Atemlos durch die Nacht. Helene Fischers Hit hätte hervorragend als Hymne zum neuen Schweizer „Tatort“ gepasst, mit dem am Sonntag die Sommerpause beendet wurde. Rasant jagte Regisseur und Drehbuchautor Dani Levy Kamera und Schauspielensemble durch den Krimi in Luzern. Ein Fall in nur einer Einstellung gedreht, ohne Schnitte, dafür mit überraschenden Wendungen und großer Sogwirkung.
Franky Loving (herrlich süffisant: Andri Schenardi), Müßiggänger und Millionärssohn, nimmt den Zuschauer mit ins Kultur- und Kongresszentrum von Luzern. Mit eindringlichem Blick spricht er seine selbstironischen Monologe in die Kamera. „100 Tote pro Woche im Fernsehen können nicht irren. Das Dunkle ist so relevant, das Leichte nur Unterhaltung“, fabuliert er. Die Kamera ist ihm dicht auf den Fersen und fliegt im nächsten Augenblick zur nächsten Figur.
Sie fängt Frankys Vater Walter Loving ein (großartig gespielt von Hans Hollmann), ein Mäzen und Menschenfreund, der sich bei diesem Benefizkonzert selbst gekonnt inszeniert. Das von ihm engagierte Jewish Chamber Orchestra (ehemals Orchester Jakobsplatz München) soll Stücke im Konzentrationslager ermordeter Komponisten spielen. Die perfekte Bühne für den Gutmenschen Loving, der – wie der weitere Verlauf dieses ereignisreichen Abends ans Licht bringt – eine dunkle Vergangenheit als gieriger Fluchthelfer im Zweiten Weltkrieg hat.

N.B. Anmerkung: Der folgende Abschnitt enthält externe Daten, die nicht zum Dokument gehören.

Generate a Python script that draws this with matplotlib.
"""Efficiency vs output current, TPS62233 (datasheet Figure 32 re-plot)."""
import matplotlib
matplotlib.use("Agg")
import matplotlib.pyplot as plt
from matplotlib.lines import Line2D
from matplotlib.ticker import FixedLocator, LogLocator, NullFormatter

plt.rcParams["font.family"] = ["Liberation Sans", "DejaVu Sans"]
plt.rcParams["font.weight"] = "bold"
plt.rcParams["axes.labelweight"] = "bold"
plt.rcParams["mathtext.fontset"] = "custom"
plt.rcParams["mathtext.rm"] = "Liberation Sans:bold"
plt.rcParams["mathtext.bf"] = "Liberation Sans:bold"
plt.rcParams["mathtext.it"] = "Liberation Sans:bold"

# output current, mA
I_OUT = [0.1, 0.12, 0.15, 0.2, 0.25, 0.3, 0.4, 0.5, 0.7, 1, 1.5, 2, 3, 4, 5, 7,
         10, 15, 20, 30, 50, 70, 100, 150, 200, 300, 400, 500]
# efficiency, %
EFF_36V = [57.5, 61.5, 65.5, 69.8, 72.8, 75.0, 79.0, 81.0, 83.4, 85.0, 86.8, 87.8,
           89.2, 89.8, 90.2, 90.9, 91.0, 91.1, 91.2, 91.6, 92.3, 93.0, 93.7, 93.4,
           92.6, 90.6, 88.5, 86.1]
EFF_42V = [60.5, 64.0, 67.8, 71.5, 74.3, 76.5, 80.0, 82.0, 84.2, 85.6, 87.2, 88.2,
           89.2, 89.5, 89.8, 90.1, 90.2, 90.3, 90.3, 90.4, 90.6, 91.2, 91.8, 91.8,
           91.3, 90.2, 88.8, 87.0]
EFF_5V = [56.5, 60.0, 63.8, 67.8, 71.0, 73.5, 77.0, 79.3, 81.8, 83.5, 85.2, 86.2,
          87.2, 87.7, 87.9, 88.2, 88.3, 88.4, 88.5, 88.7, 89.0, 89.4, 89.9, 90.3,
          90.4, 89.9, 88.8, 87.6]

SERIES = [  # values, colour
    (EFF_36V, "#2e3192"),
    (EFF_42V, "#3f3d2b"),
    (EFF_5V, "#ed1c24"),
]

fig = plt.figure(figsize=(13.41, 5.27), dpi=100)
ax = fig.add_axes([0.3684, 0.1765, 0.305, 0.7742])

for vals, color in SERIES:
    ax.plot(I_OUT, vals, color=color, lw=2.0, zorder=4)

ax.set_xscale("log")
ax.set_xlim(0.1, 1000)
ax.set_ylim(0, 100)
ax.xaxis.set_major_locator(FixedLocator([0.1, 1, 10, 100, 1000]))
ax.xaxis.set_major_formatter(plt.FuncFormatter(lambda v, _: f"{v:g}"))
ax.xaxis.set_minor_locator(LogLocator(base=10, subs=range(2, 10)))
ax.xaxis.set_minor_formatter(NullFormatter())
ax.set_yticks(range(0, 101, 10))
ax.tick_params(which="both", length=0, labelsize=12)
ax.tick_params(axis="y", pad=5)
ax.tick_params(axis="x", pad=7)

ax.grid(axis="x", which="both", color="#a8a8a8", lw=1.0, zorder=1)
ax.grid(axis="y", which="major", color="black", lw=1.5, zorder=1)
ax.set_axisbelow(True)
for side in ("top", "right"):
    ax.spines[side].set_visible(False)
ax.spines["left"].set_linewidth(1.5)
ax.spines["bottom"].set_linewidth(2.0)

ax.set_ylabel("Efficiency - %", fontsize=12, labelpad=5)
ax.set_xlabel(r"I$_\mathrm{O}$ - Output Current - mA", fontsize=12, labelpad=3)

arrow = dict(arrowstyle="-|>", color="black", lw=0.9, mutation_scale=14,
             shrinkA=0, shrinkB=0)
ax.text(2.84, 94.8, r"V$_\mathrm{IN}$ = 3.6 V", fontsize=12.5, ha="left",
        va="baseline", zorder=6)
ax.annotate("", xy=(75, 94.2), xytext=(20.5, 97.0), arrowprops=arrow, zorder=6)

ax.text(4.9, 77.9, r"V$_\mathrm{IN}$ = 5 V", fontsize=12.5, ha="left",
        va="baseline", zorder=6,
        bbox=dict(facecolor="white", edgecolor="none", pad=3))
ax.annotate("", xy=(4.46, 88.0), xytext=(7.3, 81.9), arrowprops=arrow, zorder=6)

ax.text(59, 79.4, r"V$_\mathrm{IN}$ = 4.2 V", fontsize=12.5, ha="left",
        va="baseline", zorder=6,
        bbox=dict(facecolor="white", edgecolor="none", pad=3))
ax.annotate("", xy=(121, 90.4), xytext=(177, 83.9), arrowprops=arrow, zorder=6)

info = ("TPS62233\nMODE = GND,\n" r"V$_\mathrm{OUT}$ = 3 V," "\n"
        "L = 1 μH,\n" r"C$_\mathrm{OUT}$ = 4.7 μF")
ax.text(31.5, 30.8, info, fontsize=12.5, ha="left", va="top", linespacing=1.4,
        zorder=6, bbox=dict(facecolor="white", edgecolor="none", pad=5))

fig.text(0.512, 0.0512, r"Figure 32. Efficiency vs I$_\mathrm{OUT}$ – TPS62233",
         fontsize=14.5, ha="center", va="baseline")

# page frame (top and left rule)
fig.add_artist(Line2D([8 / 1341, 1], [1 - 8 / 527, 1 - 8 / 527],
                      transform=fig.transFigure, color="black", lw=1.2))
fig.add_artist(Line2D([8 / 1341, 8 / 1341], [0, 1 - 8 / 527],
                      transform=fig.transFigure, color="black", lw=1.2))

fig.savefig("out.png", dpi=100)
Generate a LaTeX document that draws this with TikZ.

Ein Giftanschlag statt eines gewöhnlichen Mordes, viel Glitzer statt grauer Krimitristesse. Auch wenn die etwas konstruiert wirkende Geschichte um Hass und Liebe, Schuld und Sühne der Kamera streckenweise hinterher hetzt, schafft es Levy doch, etwas außergewöhnlich Authentisches entstehen zu lassen. Dabei agieren die Kommissare Flückiger (Stefan Gubser) und Ritschard (Delia Mayer) in diesem Kammerspiel als Randfiguren. Orientierungslos irren sie durch die Gänge des Backstage-Bereichs und wirken in ihrer Überforderung umso glaubwürdiger. Ein Echtzeit-Krimi, der Improvisationstalent erfordert und den Zuschauer aus seiner Komfortzone holt. Der Fall „Die Musik stirbt zuletzt“ wirft nicht die häufig gestellte Frage auf, was der „Tatort“ darf, sondern zeigt, was er kann.